As my Aunt Mary could relate thrilling stories of ’98, so could my own mother tell me all about the savagery of Orangemen in her days. She used to describe to me the attempts of an Orange procession to pass through Dolly’s Brae, when she was a young girl, before she left Ireland. Dolly’s Brae is a kind of rugged defile through which passes the road from the town of Castlewellan, which, running westward, divides the townlands of Ballymagenaghy and Ballymagrehan. It is an entirely Catholic district, and not at all on the ordinary route by which the processionists would reach their homes. Yet, in a spirit of aggression, and well-armed, as usual, with Orange banners waving, drums beating, and bands playing “Croppies lie down,” “The Boyne Water,” and similar airs, this was the district they sought to march through.
It so happened that the proposed hostile parade was not altogether unexpected. In any case, their approach was heralded by the firing over “Papish” houses, as the processionists came towards Dolly’s Brae.
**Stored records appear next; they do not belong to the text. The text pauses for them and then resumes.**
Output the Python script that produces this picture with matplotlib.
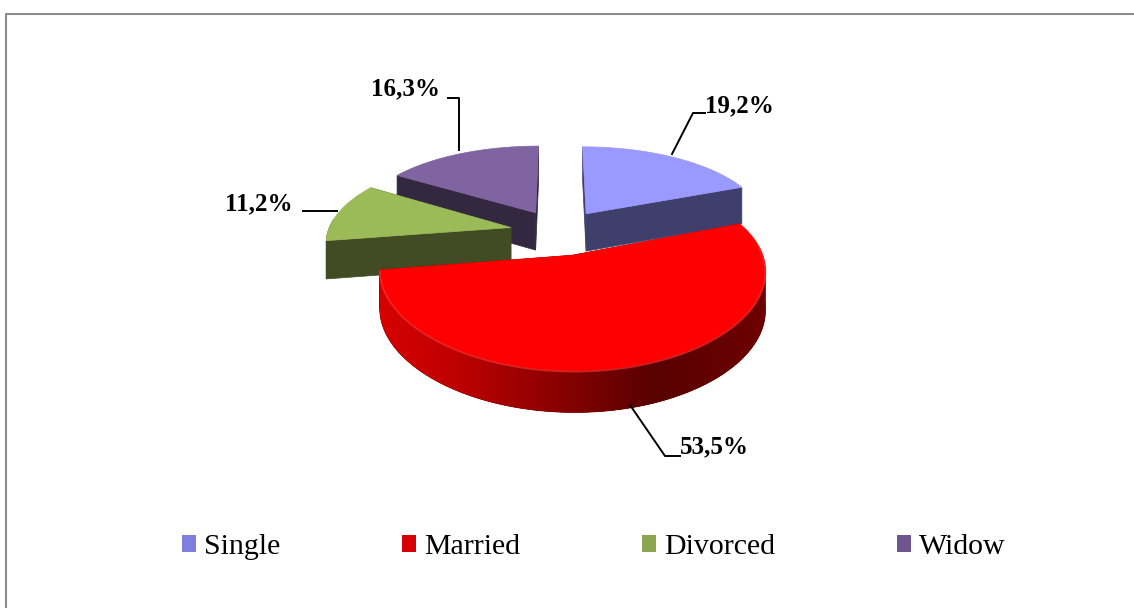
import numpy as np
import matplotlib
matplotlib.use('Agg')
import matplotlib.pyplot as plt
from matplotlib.patches import Polygon, Patch

plt.rcParams['font.family'] = ['Liberation Serif', 'DejaVu Serif']

# data
categories = ['Single', 'Married', 'Divorced', 'Widow']
values = [19.2, 53.5, 11.2, 16.3]
top_colors = ['#9999FF', '#FF0000', '#9BBB59', '#8064A2']
wall_colors = ['#3F3F6B', '#6A0000', '#424C24', '#33283F']
legend_colors = ['#8080DC', '#D80008', '#8CA650', '#6F558F']

# pie geometry, in pixels of the picture
cx, cy = 559, 232
rx, ry = 183, 85
persp_x, persp_y = 0.15, 0.18
explode = 0.27
height = 38


def project(u, v):
    return cx + rx * u / (1 + persp_x * v), cy - ry * v / (1 + persp_y * v)


def wall_height(v):
    return height - 3 * v


def red_shade(x):
    r = np.interp(x, [375, 460, 560, 660, 770], [216, 190, 140, 88, 110])
    return (r / 255, 0, 0)


fig = plt.figure(figsize=(11.34, 6.08), dpi=100)
ax = fig.add_axes([0, 0, 1, 1])
ax.set_xlim(0, 1134)
ax.set_ylim(608, 0)
ax.axis('off')

# frame, only top and left are in the picture
ax.plot([6, 6, 1134], [608, 14, 14], color='#8C8C8C', lw=1.5)

fractions = np.array(values) / sum(values)
ends = np.cumsum(fractions) * 2 * np.pi
starts = ends - fractions * 2 * np.pi

# back to front
for i in [3, 0, 2, 1]:
    mid = (starts[i] + ends[i]) / 2
    ou, ov = explode * np.sin(mid), explode * np.cos(mid)
    th = np.linspace(starts[i], ends[i], 160)
    us = ou + np.sin(th)
    vs = ov + np.cos(th)
    x, y = project(us, vs)
    x0, y0 = project(ou, ov)

    # radial walls
    for k in [0, -1]:
        quad = [(x0, y0), (x[k], y[k]), (x[k], y[k] + wall_height(vs[k])),
                (x0, y0 + wall_height(ov))]
        ax.add_patch(Polygon(quad, fc=wall_colors[i], ec=wall_colors[i], lw=0.5))

    # rim, only the part turned towards us
    front = np.cos(th) <= 0.1
    if front.any():
        rim = [(a, b) for a, b, f in zip(x, y, front) if f]
        rim += [(a, b + wall_height(c)) for a, b, c, f in zip(x, y, vs, front) if f][::-1]
        ax.add_patch(Polygon(rim, fc=wall_colors[i], ec=wall_colors[i], lw=0.5))
    if i == 1:
        # shaded rim of the big slice, strips overlap to the right so no seams show
        for j in range(len(th) - 3, -1, -1):
            if not front[j]:
                continue
            c = red_shade(x[j])
            quad = [(x[j], y[j]), (x[j + 2], y[j + 2]),
                    (x[j + 2], y[j + 2] + wall_height(vs[j + 2])),
                    (x[j], y[j] + wall_height(vs[j]))]
            ax.add_patch(Polygon(quad, fc=c, ec='none', antialiased=True))

    # top face
    pts = [(x0, y0)] + list(zip(x, y))
    ax.add_patch(Polygon(pts, fc=top_colors[i], ec=top_colors[i], lw=0.5))
    if i == 1:
        # small bevel along the front edge
        ax.plot(x[front], y[front] + 1, color='#FF3C3C', lw=1.2, alpha=0.6)

# data labels with leader lines
labels = [f'{v:.1f}'.replace('.', ',') + '%' for v in values]
label_pos = [(705, 106), (680, 447), (225, 204), (371, 89)]
leaders = [([672, 693, 705], [154, 113, 113]),
           ([630, 665, 680], [405, 456, 456]),
           ([337, 303], [211, 211]),
           ([459, 459, 448], [150, 98, 98])]
for lab, pos, ln in zip(labels, label_pos, leaders):
    ax.plot(ln[0], ln[1], color='black', lw=1.4)
    ax.text(pos[0], pos[1], lab, fontsize=18.0, fontweight='bold', ha='left', va='center')

handles = [Patch(fc=c, ec='none') for c in legend_colors]
ax.legend(handles, categories, ncol=4, loc='center', bbox_to_anchor=(594 / 1134, 1 - 547 / 608),
          frameon=False, fontsize=21.5, handlelength=0.47, handleheight=0.47,
          handletextpad=0.27, columnspacing=4.08, borderpad=0, borderaxespad=0)

plt.savefig('out.png', dpi=100)
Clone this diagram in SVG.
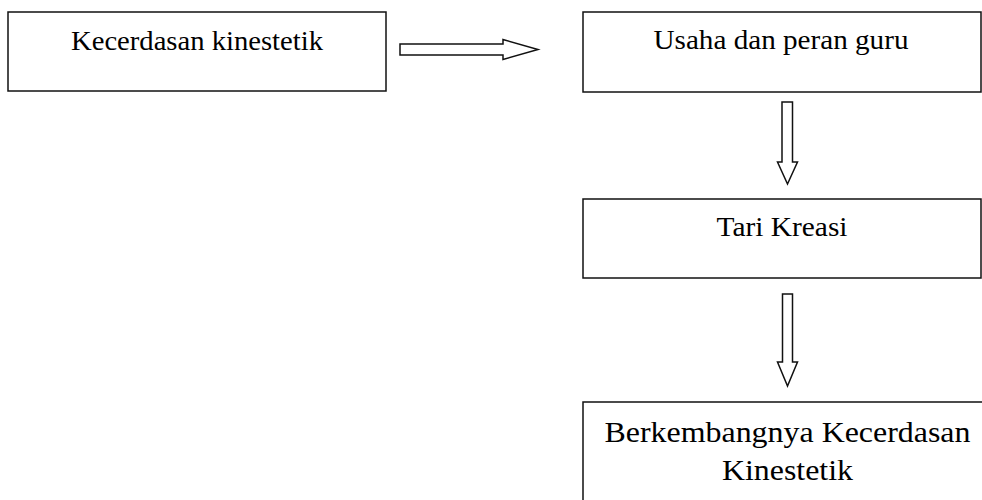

From the heights above they were seen—my mother being one of the watchers—in sufficient time to have the people of the immediate neighbourhood warned of the threatened Orange incursion.
The defenders of Dolly’s Brae had no firearms, as their opponents had, but they gathered up any weapons they could to repel the invaders. The Orangemen came on, expecting an easy victory. They had got well into the defile, and were firing at their opponents, who were in sight before them at some distance on the road, and into the houses on each side, when they were thrown into confusion by a storm of large stones and pieces of rock hurled down the steep sides of the defile upon them by assailants who had been up till then invisible.
According to the description of my mother, who was always a militant Catholic of the most orthodox description, and a strong physical force Irishwoman as well, the Dolly’s Brae engagement must have borne some resemblance to the battle of Limerick, as described by Thomas Davis:—
“The women fought before the men;
Each man became a match for ten;
So back they pushed the villains then
From the city of Luimneach
Lionnglas”.
She ought to know, for she was in the thick of the fight. The confusion of the Orangemen was turned into a complete rout, and they fled, leaving their banners and other trophies in the hands of the mountainy men.
For many years the Orangemen never attempted to go near the place, but, with the connivance and active aid of the guardians of the peace, they did at last, many years afterwards, appear on the scene again. The Orange anniversary was celebrated at Tollymore Park, the seat of Lord Roden, who was a sort of Orange deity at the time. Tollymore Park is some four or five miles south-east of Dolly’s Brae, which is in the heart of the Catholic district, and, as I have said, far out of the direct road of the Orangemen returning to their own homes.